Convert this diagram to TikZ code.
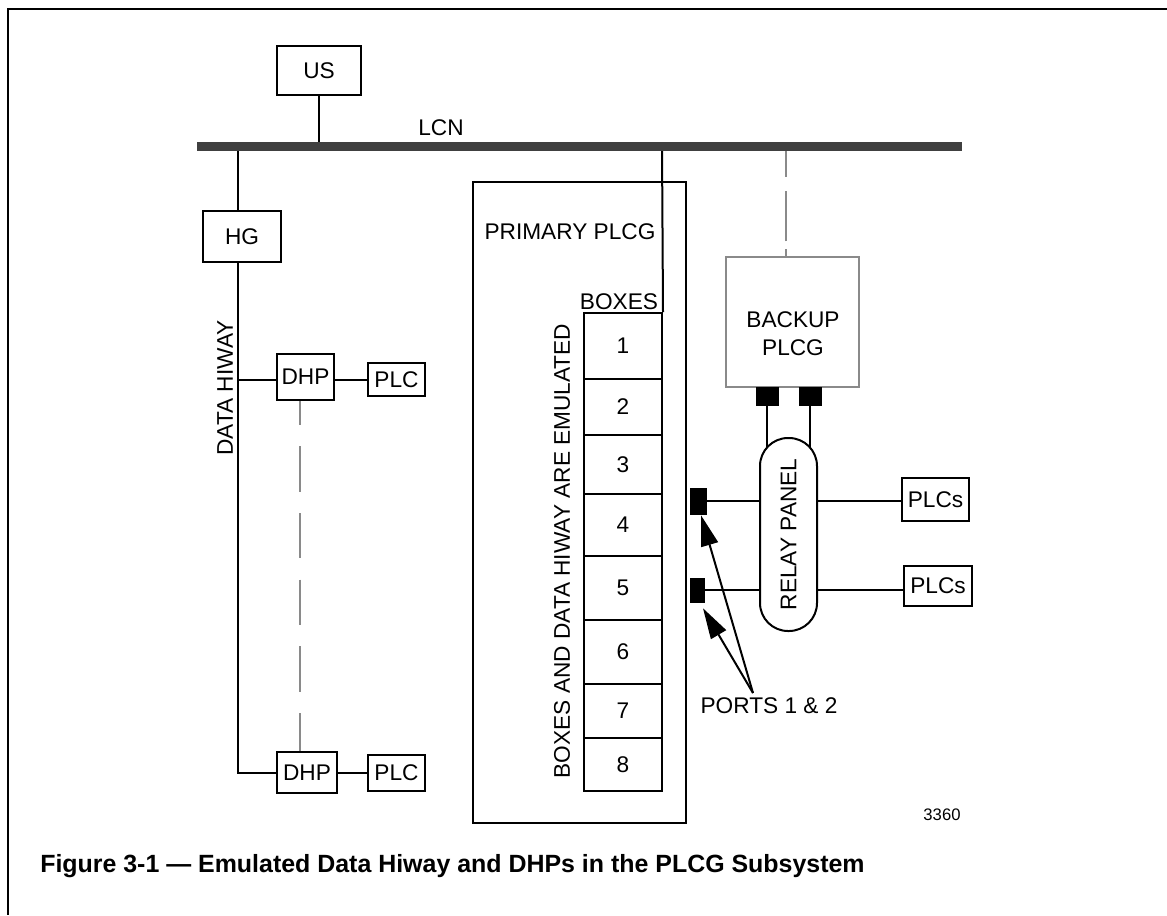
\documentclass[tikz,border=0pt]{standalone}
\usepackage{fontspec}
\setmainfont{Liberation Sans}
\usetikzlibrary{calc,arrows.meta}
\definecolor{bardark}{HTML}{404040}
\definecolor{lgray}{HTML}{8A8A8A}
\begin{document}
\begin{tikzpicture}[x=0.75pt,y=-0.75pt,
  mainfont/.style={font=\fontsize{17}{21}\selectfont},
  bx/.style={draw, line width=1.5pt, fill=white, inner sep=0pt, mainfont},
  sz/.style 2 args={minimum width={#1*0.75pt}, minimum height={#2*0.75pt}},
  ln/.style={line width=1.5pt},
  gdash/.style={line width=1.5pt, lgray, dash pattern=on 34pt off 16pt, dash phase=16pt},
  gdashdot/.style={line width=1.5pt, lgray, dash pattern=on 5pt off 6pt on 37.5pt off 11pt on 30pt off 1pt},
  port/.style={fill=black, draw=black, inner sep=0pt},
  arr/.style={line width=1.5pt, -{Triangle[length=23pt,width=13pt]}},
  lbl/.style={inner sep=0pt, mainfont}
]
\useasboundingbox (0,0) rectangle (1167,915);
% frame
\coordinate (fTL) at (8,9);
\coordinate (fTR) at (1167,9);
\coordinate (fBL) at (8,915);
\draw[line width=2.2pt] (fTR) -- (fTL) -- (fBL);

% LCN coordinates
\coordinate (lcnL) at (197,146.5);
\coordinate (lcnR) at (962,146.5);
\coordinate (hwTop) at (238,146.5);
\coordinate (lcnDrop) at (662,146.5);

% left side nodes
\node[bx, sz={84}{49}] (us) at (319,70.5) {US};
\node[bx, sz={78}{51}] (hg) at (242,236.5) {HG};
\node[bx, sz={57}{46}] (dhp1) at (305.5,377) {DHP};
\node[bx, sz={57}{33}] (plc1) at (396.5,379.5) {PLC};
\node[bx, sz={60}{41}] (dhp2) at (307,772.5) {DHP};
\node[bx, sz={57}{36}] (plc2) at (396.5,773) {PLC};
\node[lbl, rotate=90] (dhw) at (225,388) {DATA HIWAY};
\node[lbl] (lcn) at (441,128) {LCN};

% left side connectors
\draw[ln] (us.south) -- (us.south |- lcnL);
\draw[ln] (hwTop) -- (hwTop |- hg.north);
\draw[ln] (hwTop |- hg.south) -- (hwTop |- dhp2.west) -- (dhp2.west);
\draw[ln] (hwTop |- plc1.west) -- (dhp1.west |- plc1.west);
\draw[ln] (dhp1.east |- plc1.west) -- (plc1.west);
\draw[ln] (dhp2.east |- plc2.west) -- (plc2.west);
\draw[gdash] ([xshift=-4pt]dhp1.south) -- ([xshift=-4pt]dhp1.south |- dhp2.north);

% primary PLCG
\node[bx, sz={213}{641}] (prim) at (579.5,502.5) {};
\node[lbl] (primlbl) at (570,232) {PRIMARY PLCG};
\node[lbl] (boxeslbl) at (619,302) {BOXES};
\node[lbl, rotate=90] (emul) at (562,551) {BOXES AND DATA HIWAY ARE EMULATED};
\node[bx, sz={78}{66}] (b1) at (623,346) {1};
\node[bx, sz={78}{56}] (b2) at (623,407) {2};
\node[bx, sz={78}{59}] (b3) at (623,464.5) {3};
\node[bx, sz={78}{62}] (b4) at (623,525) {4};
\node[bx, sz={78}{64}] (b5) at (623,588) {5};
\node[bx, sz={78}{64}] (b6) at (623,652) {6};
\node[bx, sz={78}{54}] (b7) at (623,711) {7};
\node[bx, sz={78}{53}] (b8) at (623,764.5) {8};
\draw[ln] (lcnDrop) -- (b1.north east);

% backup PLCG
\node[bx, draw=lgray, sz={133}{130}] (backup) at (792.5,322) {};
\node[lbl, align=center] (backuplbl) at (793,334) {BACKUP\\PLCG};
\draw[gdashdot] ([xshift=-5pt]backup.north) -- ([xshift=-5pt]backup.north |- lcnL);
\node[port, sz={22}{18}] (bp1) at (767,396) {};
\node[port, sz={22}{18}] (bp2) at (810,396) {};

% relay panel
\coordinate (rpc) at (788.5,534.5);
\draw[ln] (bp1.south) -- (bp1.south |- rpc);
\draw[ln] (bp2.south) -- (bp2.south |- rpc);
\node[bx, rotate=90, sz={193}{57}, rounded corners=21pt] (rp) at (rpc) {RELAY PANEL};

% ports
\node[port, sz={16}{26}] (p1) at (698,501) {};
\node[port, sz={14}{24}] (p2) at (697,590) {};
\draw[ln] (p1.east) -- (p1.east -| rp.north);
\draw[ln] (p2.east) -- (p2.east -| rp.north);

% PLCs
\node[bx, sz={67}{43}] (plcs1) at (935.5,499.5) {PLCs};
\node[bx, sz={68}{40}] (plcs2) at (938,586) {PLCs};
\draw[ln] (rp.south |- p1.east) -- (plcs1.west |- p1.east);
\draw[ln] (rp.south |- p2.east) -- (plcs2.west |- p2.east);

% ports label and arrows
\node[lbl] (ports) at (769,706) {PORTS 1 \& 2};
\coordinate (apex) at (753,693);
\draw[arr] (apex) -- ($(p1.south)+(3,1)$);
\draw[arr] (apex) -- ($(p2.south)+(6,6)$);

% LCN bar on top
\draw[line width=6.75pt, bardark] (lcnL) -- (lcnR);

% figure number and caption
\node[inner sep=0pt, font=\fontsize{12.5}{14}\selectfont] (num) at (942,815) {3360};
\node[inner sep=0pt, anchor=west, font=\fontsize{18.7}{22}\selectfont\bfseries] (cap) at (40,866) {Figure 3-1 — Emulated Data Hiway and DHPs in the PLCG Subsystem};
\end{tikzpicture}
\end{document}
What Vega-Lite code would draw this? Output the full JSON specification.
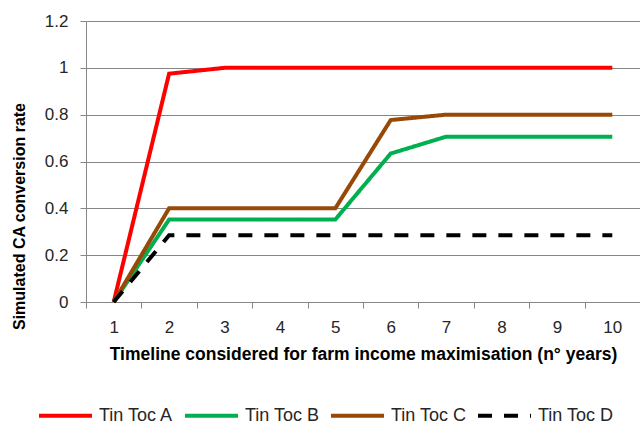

* * *

■ **DIRECTIONS FOR THIS TASK**
Output all of the entries verbatim, leaving out any images.

■ **ANSWER TO THIS EXERCISE**
Convert this diagram to TikZ code.
\documentclass[tikz,border=0pt]{standalone}
\usepackage{fontspec}
\setmainfont{Liberation Sans}
\usetikzlibrary{calc,arrows.meta}
\definecolor{bardark}{HTML}{404040}
\definecolor{lgray}{HTML}{8A8A8A}
\begin{document}
\begin{tikzpicture}[x=0.75pt,y=-0.75pt,
  mainfont/.style={font=\fontsize{17}{21}\selectfont},
  bx/.style={draw, line width=1.5pt, fill=white, inner sep=0pt, mainfont},
  sz/.style 2 args={minimum width={#1*0.75pt}, minimum height={#2*0.75pt}},
  ln/.style={line width=1.5pt},
  gdash/.style={line width=1.5pt, lgray, dash pattern=on 34pt off 16pt, dash phase=16pt},
  gdashdot/.style={line width=1.5pt, lgray, dash pattern=on 5pt off 6pt on 37.5pt off 11pt on 30pt off 1pt},
  port/.style={fill=black, draw=black, inner sep=0pt},
  arr/.style={line width=1.5pt, -{Triangle[length=23pt,width=13pt]}},
  lbl/.style={inner sep=0pt, mainfont}
]
\useasboundingbox (0,0) rectangle (1167,915);
% frame
\coordinate (fTL) at (8,9);
\coordinate (fTR) at (1167,9);
\coordinate (fBL) at (8,915);
\draw[line width=2.2pt] (fTR) -- (fTL) -- (fBL);

% LCN coordinates
\coordinate (lcnL) at (197,146.5);
\coordinate (lcnR) at (962,146.5);
\coordinate (hwTop) at (238,146.5);
\coordinate (lcnDrop) at (662,146.5);

% left side nodes
\node[bx, sz={84}{49}] (us) at (319,70.5) {US};
\node[bx, sz={78}{51}] (hg) at (242,236.5) {HG};
\node[bx, sz={57}{46}] (dhp1) at (305.5,377) {DHP};
\node[bx, sz={57}{33}] (plc1) at (396.5,379.5) {PLC};
\node[bx, sz={60}{41}] (dhp2) at (307,772.5) {DHP};
\node[bx, sz={57}{36}] (plc2) at (396.5,773) {PLC};
\node[lbl, rotate=90] (dhw) at (225,388) {DATA HIWAY};
\node[lbl] (lcn) at (441,128) {LCN};

% left side connectors
\draw[ln] (us.south) -- (us.south |- lcnL);
\draw[ln] (hwTop) -- (hwTop |- hg.north);
\draw[ln] (hwTop |- hg.south) -- (hwTop |- dhp2.west) -- (dhp2.west);
\draw[ln] (hwTop |- plc1.west) -- (dhp1.west |- plc1.west);
\draw[ln] (dhp1.east |- plc1.west) -- (plc1.west);
\draw[ln] (dhp2.east |- plc2.west) -- (plc2.west);
\draw[gdash] ([xshift=-4pt]dhp1.south) -- ([xshift=-4pt]dhp1.south |- dhp2.north);

% primary PLCG
\node[bx, sz={213}{641}] (prim) at (579.5,502.5) {};
\node[lbl] (primlbl) at (570,232) {PRIMARY PLCG};
\node[lbl] (boxeslbl) at (619,302) {BOXES};
\node[lbl, rotate=90] (emul) at (562,551) {BOXES AND DATA HIWAY ARE EMULATED};
\node[bx, sz={78}{66}] (b1) at (623,346) {1};
\node[bx, sz={78}{56}] (b2) at (623,407) {2};
\node[bx, sz={78}{59}] (b3) at (623,464.5) {3};
\node[bx, sz={78}{62}] (b4) at (623,525) {4};
\node[bx, sz={78}{64}] (b5) at (623,588) {5};
\node[bx, sz={78}{64}] (b6) at (623,652) {6};
\node[bx, sz={78}{54}] (b7) at (623,711) {7};
\node[bx, sz={78}{53}] (b8) at (623,764.5) {8};
\draw[ln] (lcnDrop) -- (b1.north east);

% backup PLCG
\node[bx, draw=lgray, sz={133}{130}] (backup) at (792.5,322) {};
\node[lbl, align=center] (backuplbl) at (793,334) {BACKUP\\PLCG};
\draw[gdashdot] ([xshift=-5pt]backup.north) -- ([xshift=-5pt]backup.north |- lcnL);
\node[port, sz={22}{18}] (bp1) at (767,396) {};
\node[port, sz={22}{18}] (bp2) at (810,396) {};

% relay panel
\coordinate (rpc) at (788.5,534.5);
\draw[ln] (bp1.south) -- (bp1.south |- rpc);
\draw[ln] (bp2.south) -- (bp2.south |- rpc);
\node[bx, rotate=90, sz={193}{57}, rounded corners=21pt] (rp) at (rpc) {RELAY PANEL};

% ports
\node[port, sz={16}{26}] (p1) at (698,501) {};
\node[port, sz={14}{24}] (p2) at (697,590) {};
\draw[ln] (p1.east) -- (p1.east -| rp.north);
\draw[ln] (p2.east) -- (p2.east -| rp.north);

% PLCs
\node[bx, sz={67}{43}] (plcs1) at (935.5,499.5) {PLCs};
\node[bx, sz={68}{40}] (plcs2) at (938,586) {PLCs};
\draw[ln] (rp.south |- p1.east) -- (plcs1.west |- p1.east);
\draw[ln] (rp.south |- p2.east) -- (plcs2.west |- p2.east);

% ports label and arrows
\node[lbl] (ports) at (769,706) {PORTS 1 \& 2};
\coordinate (apex) at (753,693);
\draw[arr] (apex) -- ($(p1.south)+(3,1)$);
\draw[arr] (apex) -- ($(p2.south)+(6,6)$);

% LCN bar on top
\draw[line width=6.75pt, bardark] (lcnL) -- (lcnR);

% figure number and caption
\node[inner sep=0pt, font=\fontsize{12.5}{14}\selectfont] (num) at (942,815) {3360};
\node[inner sep=0pt, anchor=west, font=\fontsize{18.7}{22}\selectfont\bfseries] (cap) at (40,866) {Figure 3-1 — Emulated Data Hiway and DHPs in the PLCG Subsystem};
\end{tikzpicture}
\end{document}
What Vega-Lite code would draw this? Output the full JSON specification.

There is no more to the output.